I will admit that the vodka cranberries I had on the plane while reading this book may have influenced how I felt about the ending, but good grief I was wishing I was one of the people who fell off of the parapet by the time I was through with this third installment. Yarros continues her attempt to write fantasy while it is clearly evident she wants to write a romance, but wants to be in the fantasy market. I can think of no other alternative on why she and her writing skills have attempted to take on a fantasy series, let alone planning to make it five books. What more could she possibly have to say? This series definitely should have been a trilogy or four books at the absolute maximum. When authors waste hundreds of pages full of paragraphs upon paragraphs of the same descriptions over and over again, it makes the story redundant and cheap.
Echoing my statement from my review of Iron Flame - Xaden is still the only character worthy of reader interest. Every single other character seems to just float around the plot without contributing, with the exception of Violet, when she is not breaking her bones or falling off her dragon every other chapter. Sure, the side characters provide some comedic relief, but every time one of them is injured or literally dies, I am unaffected - I should be sobbing my eyes out and be attached to these characters, but Yarros makes them so one-dimensional that you forget their name when you get to the next page.
Violet Sorrengail, have you heard of common sense? Have you heard of context clues? Have you heard of self-preservation? I continue to question this girl's intelligence at every turn, and she continues to quite literally throw herself off of her dragon whenever it is convenient for her and her own agenda. Her allegiance to Xaden is admirable, but that is honestly the only good quality she has going for her lately. Her family was such a large presence in the second book, and yet in this third installment, they became pushed to the side, so much so that at one point, I forgot their names. Yarros continues to build up these scenarios, only to abandon them in favor of having Violet and Xaden engage in yet another break up that will last for three chapters until they break another table.
I still cannot stand the way that all of the dragons speak to one another and how they speak to their riders. It feels unnatural and the conversation never flows organically, making the writing feel choppy or surface-level.

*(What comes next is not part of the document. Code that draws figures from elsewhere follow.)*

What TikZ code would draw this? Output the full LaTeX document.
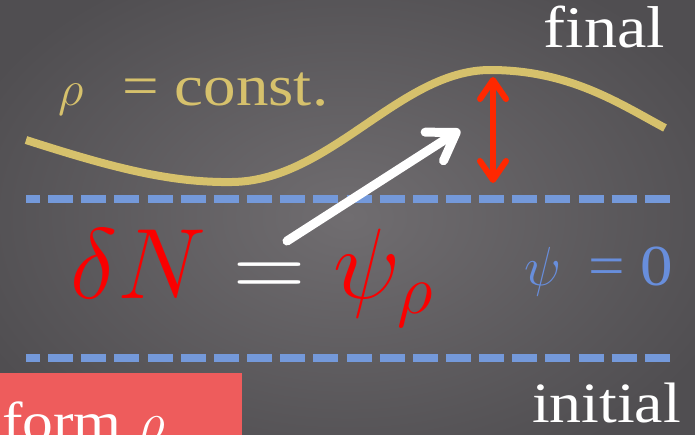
\RequirePackage{fix-cm}
\documentclass[tikz,border=0pt]{standalone}
\usepackage{fontspec}
\setmainfont{Liberation Serif}[FakeStretch=1.12]
\usetikzlibrary{arrows.meta}
\definecolor{bgin}{RGB}{112,109,112}
\definecolor{bgout}{RGB}{80,78,81}
\definecolor{tan}{RGB}{214,193,108}
\definecolor{dashblue}{RGB}{116,153,218}
\definecolor{txtblue}{RGB}{104,142,220}
\definecolor{mathred}{RGB}{250,0,0}
\definecolor{arrred}{RGB}{255,40,0}
\definecolor{boxred}{RGB}{238,92,92}
\tikzset{
  lbl/.style={inner sep=0pt, outer sep=0pt},
  dashline/.style={draw=dashblue, line width=8pt, dash pattern=on 25pt off 8.15pt, dash phase=11pt},
  curveline/.style={draw=tan, line width=8pt},
  redarrow/.style={draw=arrred, line width=6pt, line cap=round,
     {Straight Barb[length=19pt,width=26pt,round]}-{Straight Barb[length=19pt,width=26pt,round]}},
  whitearrow/.style={draw=white, line width=9pt, line cap=round,
     -{Straight Barb[length=26pt,width=34pt,round]}}
}
\begin{document}
\begin{tikzpicture}[x=1pt,y=1pt]
\useasboundingbox (0,0) rectangle (695,-434);
\clip (0,0) rectangle (695,-434);
\shade[inner color=bgin, outer color=bgout] (-60,60) rectangle (755,-494);
% form box
\fill[boxred] (0,-373) rectangle (242,-450);
\node[lbl, anchor=base west, text=white, font=\fontsize{55}{60}\selectfont] (form) at (2,-440) {form $\rho$};
% dashed lines
\coordinate (d1a) at (26,-198.5);
\coordinate (d1b) at (670,-198.5);
\coordinate (d2a) at (26,-358);
\coordinate (d2b) at (670,-358);
\draw[dashline] (d1a) -- (d1b);
\draw[dashline] (d2a) -- (d2b);
% curve
\coordinate (c0) at (26,-140);
\coordinate (c1) at (232,-182);
\coordinate (c2) at (490,-70);
\coordinate (c3) at (665,-128);
\draw[curveline] (c0) .. controls (110,-167) and (170,-183) .. (c1)
  .. controls (330,-181) and (400,-70) .. (c2)
  .. controls (570,-70) and (620,-104) .. (c3);
% labels
\node[lbl, anchor=base west, text=tan, font=\fontsize{50}{55}\selectfont] (rho) at (58,-105) {$\rho$};
\node[lbl, anchor=base west, text=tan, font=\fontsize{58}{62}\selectfont] (const) at (122,-105) {= const.};
\node[lbl, anchor=base east, text=white, font=\fontsize{59}{62}\selectfont] (final) at (665,-47) {final};
\node[lbl, anchor=base east, text=white, font=\fontsize{57}{62}\selectfont] (initial) at (681,-422) {initial};
\node[lbl, anchor=base west, text=txtblue, font=\fontsize{55}{60}\selectfont] (psi) at (524,-285) {$\psi$};
\node[lbl, anchor=base west, text=txtblue, font=\fontsize{58}{62}\selectfont] (zero) at (588,-285) {= 0};
\node[lbl, anchor=base west, text=mathred, font=\fontsize{100}{110}\selectfont] (eq) at (70,-298)
  {$\delta N \mathrel{\color{white}=} \psi_\rho$};
% arrows
\coordinate (r1) at (493,-77);
\coordinate (r2) at (493,-183);
\draw[redarrow] (r1) -- (r2);
\coordinate (w1) at (287,-241);
\coordinate (w2) at (460,-130);
\draw[whitearrow] (w1) -- (w2);
\end{tikzpicture}
\end{document}
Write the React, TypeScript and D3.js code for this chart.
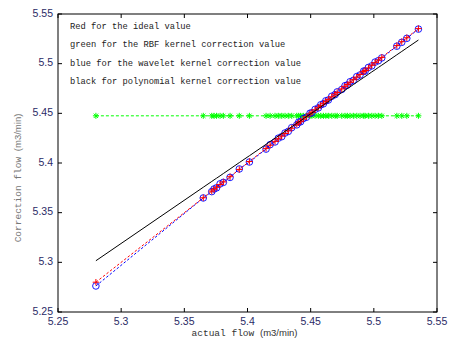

I literally do not care if any of these characters or dragons live or die at this point simply because the story is being dragged out - nearly three thousand pages later and we have moved a pebble compared to the mountains of plot that should have been rolling since Fourth Wing. I simply cannot even begin to imagine what torturous writing is in store for readers in the final two books of this series. My only option to to keep reading so I can put this series to rest and never think about it again.
Once again - stop making everyone's second signet so obvious!!! It is not making the reading journey fun when I can literally identify major reveals from miles away, and have to read 600 pages to get to the point when even the main character does not realize what her second signet is. I am so over the bare minimum writing capabilities of this author, and I genuinely cannot believe this went through rounds of editing and this is what they thought was worthy of publishing. Sure, if you push aside the entry-level writing and two-dimensional plot and are here solely for the vibes, I can see how you could rate this book higher. But as a veteran of fantasy and someone who has read her fair share of subpar books to epic fantasies, Onyx Storm proves yet again that Yarros is in over her head.